Das Wir ist dabei durchaus als Aufruf zu verstehen, als Analogie zum Jetzt, zu einer Zeit, in der jeden Freitag tausende von Schülern bei "Fridays for Future" auf die Straße gehen, die AfD bei der Landtagswahl in Thüringen fast ein Viertel der Wählerstimmen bekommt und Plastiktüten im Supermarkt zwar bald verboten werden sollen, aber die Produkte, die wir dort kaufen, weiterhin riesige Plastikberge hinterlassen.
"Meine Damen und Herren, was sie hier sehen, ist der Plastikmüll, den jeder von ihnen innerhalb von nur einer Woche verursacht."

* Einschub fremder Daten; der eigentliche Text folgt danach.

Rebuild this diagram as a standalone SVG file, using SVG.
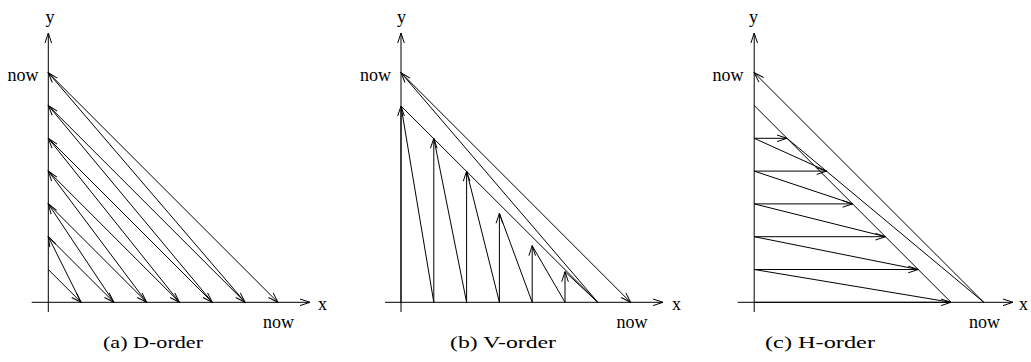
<svg xmlns="http://www.w3.org/2000/svg" width="1031" height="362" viewBox="0 0 1031 362">
<style>
line,polyline{stroke:#000;stroke-width:1;fill:none}
.a{marker-end:url(#ah)}
text{font-family:"Liberation Serif","Times New Roman",serif;fill:#000}
.lab{font-size:18px}
.cap{font-size:16px}
</style>
<defs>
<marker id="ah" viewBox="-11 -5 12 10" markerWidth="12" markerHeight="10" refX="0" refY="0" orient="auto" markerUnits="userSpaceOnUse"><path d="M-10,-3.3 L0,0 L-10,3.3" fill="none" stroke="#000" stroke-width="1"/></marker>
</defs>
<rect width="1031" height="362" fill="#fff"/>

<g id="panel-a">
<g id="axes-a">
<line x1="31.7" y1="302.3" x2="310" y2="302.3" class="a"/>
<line x1="48.3" y1="312" x2="48.3" y2="33" class="a"/>
<text class="lab" x="50" y="23" text-anchor="middle">y</text>
<text class="lab" x="318" y="310">x</text>
<text class="lab" x="7.5" y="81">now</text>
<text class="lab" x="263" y="328">now</text>
<text class="cap" x="103" y="348" textLength="100" lengthAdjust="spacingAndGlyphs">(a) D-order</text>
</g>
<g id="connectors-a">
<line x1="48.3" y1="269.5" x2="81.1" y2="302.3" class="a"/>
<line x1="81.1" y1="302.3" x2="48.3" y2="236.7" class="a"/>
<line x1="48.3" y1="236.7" x2="113.9" y2="302.3" class="a"/>
<line x1="113.9" y1="302.3" x2="48.3" y2="203.9" class="a"/>
<line x1="48.3" y1="203.9" x2="146.7" y2="302.3" class="a"/>
<line x1="146.7" y1="302.3" x2="48.3" y2="171.1" class="a"/>
<line x1="48.3" y1="171.1" x2="179.5" y2="302.3" class="a"/>
<line x1="179.5" y1="302.3" x2="48.3" y2="138.3" class="a"/>
<line x1="48.3" y1="138.3" x2="212.3" y2="302.3" class="a"/>
<line x1="212.3" y1="302.3" x2="48.3" y2="105.5" class="a"/>
<line x1="48.3" y1="105.5" x2="245.1" y2="302.3" class="a"/>
<line x1="245.1" y1="302.3" x2="48.3" y2="72.7" class="a"/>
<line x1="48.3" y1="72.7" x2="277.9" y2="302.3" class="a"/>
</g>
</g>

<g id="panel-b">
<g id="axes-b">
<line x1="385" y1="302.3" x2="663" y2="302.3" class="a"/>
<line x1="401" y1="312" x2="401" y2="33" class="a"/>
<text class="lab" x="401.5" y="23" text-anchor="middle">y</text>
<text class="lab" x="672" y="310">x</text>
<text class="lab" x="360" y="81">now</text>
<text class="lab" x="616.5" y="328">now</text>
<text class="cap" x="450" y="348" textLength="106" lengthAdjust="spacingAndGlyphs">(b) V-order</text>
</g>
<g id="connectors-b">
<line x1="401" y1="302.3" x2="401" y2="106" class="a"/>
<line x1="433.8" y1="302.3" x2="433.8" y2="138.3" class="a"/>
<line x1="466.6" y1="302.3" x2="466.6" y2="171.1" class="a"/>
<line x1="499.4" y1="302.3" x2="499.4" y2="213.3" class="a"/>
<line x1="532.2" y1="302.3" x2="532.2" y2="245.7" class="a"/>
<line x1="565" y1="302.3" x2="565" y2="271.7" class="a"/>
<line x1="433.8" y1="302.3" x2="401" y2="106"/>
<line x1="466.6" y1="302.3" x2="433.8" y2="138.3"/>
<line x1="499.4" y1="302.3" x2="466.6" y2="171.1"/>
<line x1="532.2" y1="302.3" x2="499.4" y2="213.3"/>
<line x1="565" y1="302.3" x2="532.2" y2="245.7"/>
<line x1="597.8" y1="302.3" x2="565" y2="271.7"/>
<line x1="401" y1="106" x2="597.8" y2="302.3"/>
<line x1="597.8" y1="302.3" x2="401" y2="72.7" class="a"/>
<line x1="401" y1="72.7" x2="630.6" y2="302.3" class="a"/>
</g>
</g>

<g id="panel-c">
<g id="axes-c">
<line x1="737.7" y1="302.3" x2="1013" y2="302.3" class="a"/>
<line x1="754.2" y1="312" x2="754.2" y2="33" class="a"/>
<text class="lab" x="753.5" y="23" text-anchor="middle">y</text>
<text class="lab" x="1019" y="310">x</text>
<text class="lab" x="712.5" y="81">now</text>
<text class="lab" x="969" y="328">now</text>
<text class="cap" x="765" y="348" textLength="110" lengthAdjust="spacingAndGlyphs">(c) H-order</text>
</g>
<g id="connectors-c">
<line x1="754.2" y1="138.3" x2="787" y2="138.3" class="a"/>
<line x1="754.2" y1="171.1" x2="826.7" y2="171.1" class="a"/>
<line x1="754.2" y1="203.9" x2="852.6" y2="203.9" class="a"/>
<line x1="754.2" y1="236.7" x2="885.4" y2="236.7" class="a"/>
<line x1="754.2" y1="269.5" x2="918.2" y2="269.5" class="a"/>
<line x1="754.2" y1="302.3" x2="951" y2="302.3" class="a"/>
<line x1="754.2" y1="138.3" x2="826.7" y2="171.1"/>
<line x1="754.2" y1="171.1" x2="852.6" y2="203.9"/>
<line x1="754.2" y1="203.9" x2="885.4" y2="236.7"/>
<line x1="754.2" y1="236.7" x2="918.2" y2="269.5"/>
<line x1="754.2" y1="269.5" x2="951" y2="302.3"/>
<line x1="754.2" y1="105.5" x2="951" y2="302.3"/>
<line x1="787" y1="138.3" x2="983.8" y2="302.3"/>
<line x1="983.8" y1="302.3" x2="754.2" y2="72.7" class="a"/>
</g>
</g>
</svg>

Alle diese Themen greift die Serie ganz direkt auf. Das macht sie relevant! Wenn die Welle dann in Recycling-Plastik-Uniformen durch den Supermarkt tanzt, im Schlachthof Rinder befreit oder geklaute Klamotten an Obdachlose verteilt, liegt das irgendwo zwischen Straftat, Robin Hood und kreativer Guerilla-Aktion.
Inhaltlich immer nur oberflächlich
Natürlich wird alles bei Youtube gestreamt und auf Instagram geteilt. So geht Revolution heute. Dabei fällt aber auch auf: Die angesprochenen Problemthemen werden inhaltlich immer nur oberflächlich angegangen, an die Stelle eines Für und Widers treten einfache Wahrheiten, Likes und Dislikes:
"Ich will nur Gerechtigkeit. Und wenn du nicht für mich bist, dann entscheide dich jetzt, ob du gegen mich bist."
Ob man darin nun die Twitter-Kultur unserer Zeit, einen aufgehetzten, teils moralisierten Diskurs oder eben genau den "richtigen" Weg aus der Krise erkennen will, ist dem Zuschauer überlassen. Fakt ist: Die Serie bleibt mit einer schlingernden, sprunghaften Narration und setzkastenartigen Dialogen an vielen Stellen so unausgereift wie ihre jugendlichen Protagonisten.
"Wir sind Viele, wir sind laut, weil ihr Mörderwaffen baut!"
Dabei muss man die Serie auch klar vom Roman "Die Welle" und seiner Verfilmung 2008 mit Jürgen Vogel abgrenzen. "Wir sind die Welle" ist eine freie Neuinterpretation, die eigentlich nur noch die Vergemeinschaftung zum Protest und den Namen des Produzenten, Dennis Gansel, als übergreifendes Merkmal weiterführt.
Generation Greta
War der Film vor zehn Jahren eine experimentartige Studie zum Dritten Reich und autoritären Massenbewegungen, und damit auch erkenntnisreich für Erwachsene, so richtet sich die Serie eindeutig an Jugendliche, an die Generation Greta, und ist nur ein Abziehbild der aktuellen Ereignisse.
Keine Analyse, sondern ein unterhaltsamer, stylish aufgemachter Appetizer, der dazu anregen soll, sich doch mal mit Politik und der aktuellen Protestbewegung auseinanderzusetzen. Mehr aber auch nicht.